Once a year, with spring tides and the full moon, corals spawn and send millions of tiny gametes into the water column. However, the annual cycle can be broken. 

“A lot of factors come into play,” said DAR Fish and Habitat Monitoring Planner Lindsey Kramer. “Water temperature and salinity are important. Rain events can cause the colonies to wait until the next lunar cycle. The moon cycles are the primary drivers of these spawning events of cauliflower corals.”  

She and her colleagues hope the gametes will fertilize with nearby colonies, float to the surface, and within 24-48 hours produce larvae to reseed reef structures with new corals. 

Cauliflower coral (Pocillopora meandrina) reefs in west Hawai‘i waters were heavily impacted by a 2015 mass coral bleaching event. Kramer explained, “We’re down to about 5% of the population of this species in West Hawai‘i. Cauliflower coral are especially susceptible to bleaching, so with that 95% loss of cover these spawning events are vitally important. We need to do everything possible to help these reefs recover through this natural reproductive cycle.”  

Researchers have now recorded active spawning over the past five years. To give the coral recovery even more of an advantage, this year, in cooperation with the DLNR Division of State Parks, the parking lot at the bay was closed and people were asked to avoid going into the water before noon each day. 

At the entrance State Parks Outreach Specialist Dena Sedar explained the reason for the closure to would-be snorkelers. “Everyone really understood the reasons not to interrupt the coral spawning. One of the biggest is to keep personal care products out of the water,” she said.  

Scientists say sunscreens form a surface on the water that interact with the coral larvae. Reef-safe sunscreen dispensers are scheduled to be installed at the Waialea Bay Section of the SRA later this year. 

DAR Aquatic Biologist Chris Teague commented, “It’s good to let them do their thing without people around as hopefully that allows more settling later on.”  

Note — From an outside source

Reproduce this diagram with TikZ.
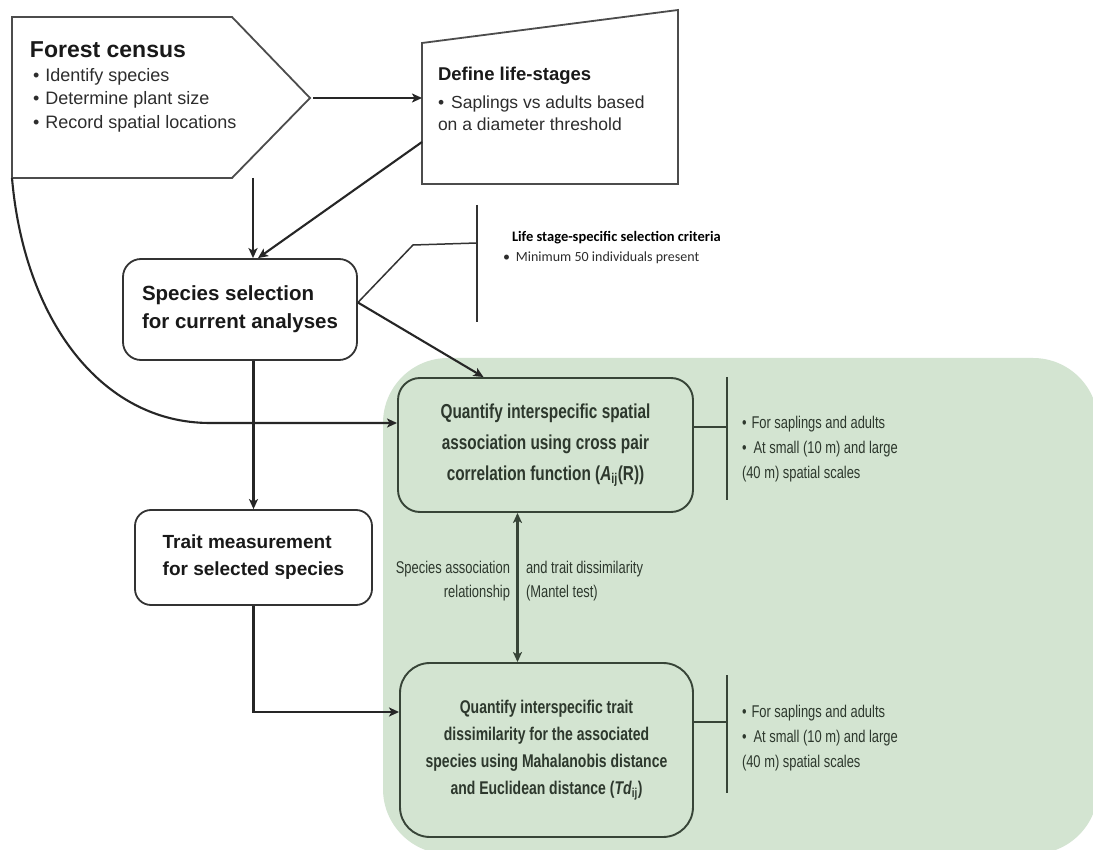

Seeing the results of the spawning is tricky. “Some are carried off-shore and it could be a couple of months before they’re back down on the reef. They might settle back at Waialea, but the spawn could go elsewhere within the region or even across the state,” Teague added. 

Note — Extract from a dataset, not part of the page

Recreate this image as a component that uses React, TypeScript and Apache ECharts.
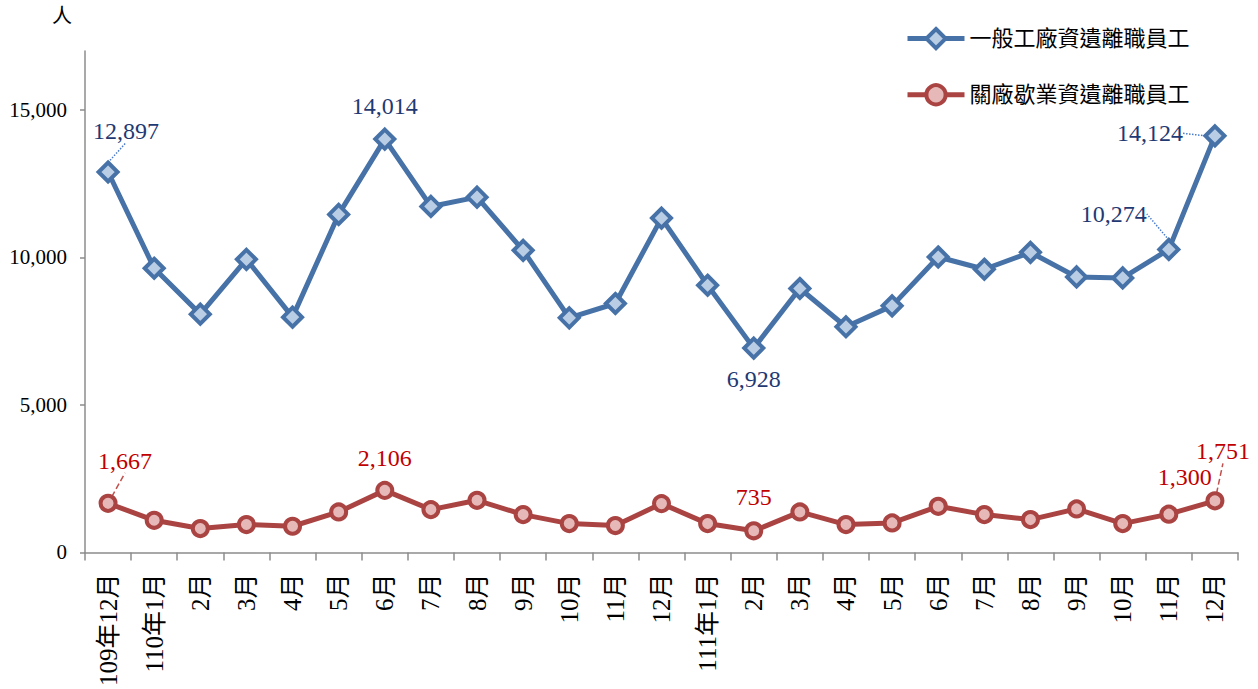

The spawning was light both days during the closure window. Yet, Kramer said, “I think minimizing the disturbance during these really sensitive times for the corals is definitely a good way to help protect the larvae and ensure they’re healthy.”  

Teague concluded, “It’s great when we get to work with other DLNR divisions like State Parks, on a common cause.” DAR has also worked closely with the County of Hawai‘i and the Kahulu‘u Bay Education Center (KBEC) on the closure of the parking lot at that popular snorkeling site, which began yesterday and continues until June 5.  KBEC Director Cindi Punihaole reported, “We observed coral spawning at 7:04 a.m. yesterday.” 

With the resurgence in tourism, coral experts are renewing pleas to ocean-goers to be aware of their personal impacts on marine environments. Do not touch, sit, or walk on corals. Use sun-protective clothing and head wear and use only reef-safe sunscreens. 

KBEC is a program of the Kohala Center and Lindsey Kramer is on contract to the State from the Hawai‘i Coral Reef Initiative (HCRI).